As a man of the Jewish faith, I thought the story would be an interesting and emotional read to see what my Jewish brethren had gone through. Throughout Hebrew school we have heard the horror stories, but The Sunflower was a different kind of horror, an emotional horror if you will. The enemy who has murdered millions of innocent lives asks you to forgive him for his crimes. What is one supposed to say to that? Simon Wiesenthal’s first hand experience shows both the thinking and actions that one might go through if put in this situation. The back of the book is filled with interesting criticisms from authors, teachers, and world leaders. Of the most interesting is Eugene J. Fisher. who believes that "we have no right to put Jewish survivors in the impossible moral position of offering forgiveness, implicitly, in the name of the six million. Placing a Jew in this anguished position further victimizes him or her. This, in my reading, was the final sin of the dying Nazi" (pp. 132-33, 1997). While reading the book all I could think about was what Simon was going to do, but looking at the big picture Fisher hits the nail on the head. The Nazi while in his deathbed is still able to inflict damage on the suffering Jews. He poses a question that is able to eat away at Simon’s surface, years later coming back to the for front of his life still in search of an answer.

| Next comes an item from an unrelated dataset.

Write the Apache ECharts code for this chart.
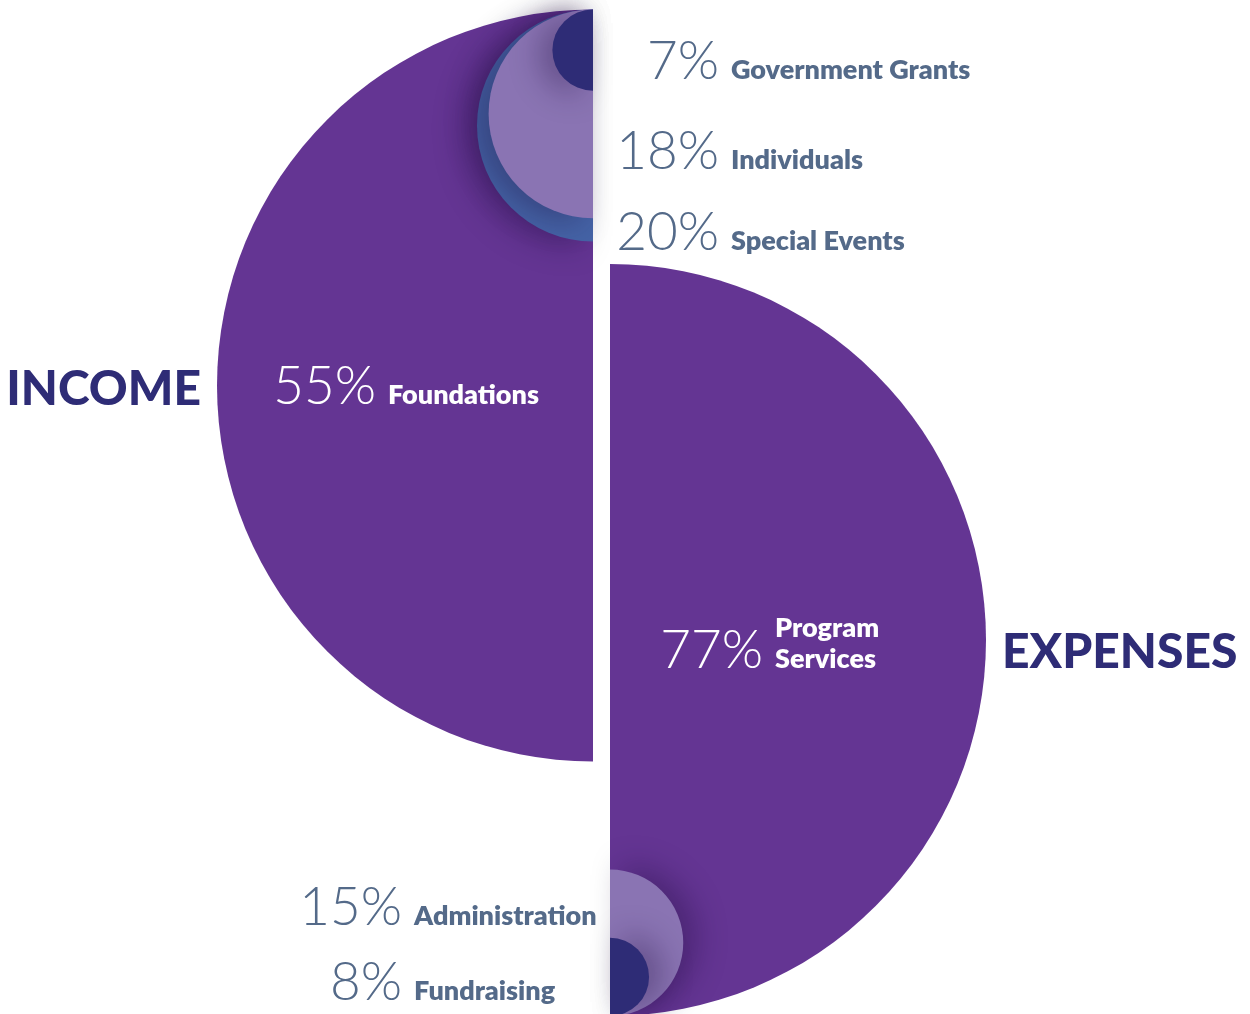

If I were put in this situation how would I react? What I find more important is how would today’s generation act? I wanted to pose myself this interesting question for the simple fact that today’s generation is not nearly as religious or up to date on their respective faiths. I was one of those “bad” Jewish children who went to temple had the bar mitzvah and basically cut off all ties with the temple and religious aside form holidays I’m forced to attend. While I don’t necessarily think religion is a bad thing I believe you can have a “connection” with God by yourself and you do not need a church or synagogue to pray, it can be a personal thing. Also, I believe religious brings out the worst in people. For years different groups have been fighting and killing in the name of God. I don’t think that’s what God had in mind. Students nowadays believe “God is an afterthought at best. And the afterlife is, as one of my students told me, "on the back burner,”” (Prothero, 2008). With the millennial generation losing faith in religion it makes The Sunflower that more important. The more I think about it, the more it pains me to tell say that I would probably for give the dying Nazi in today’s day and age due to the simple fact that I don’t have that religious connection that people back then did.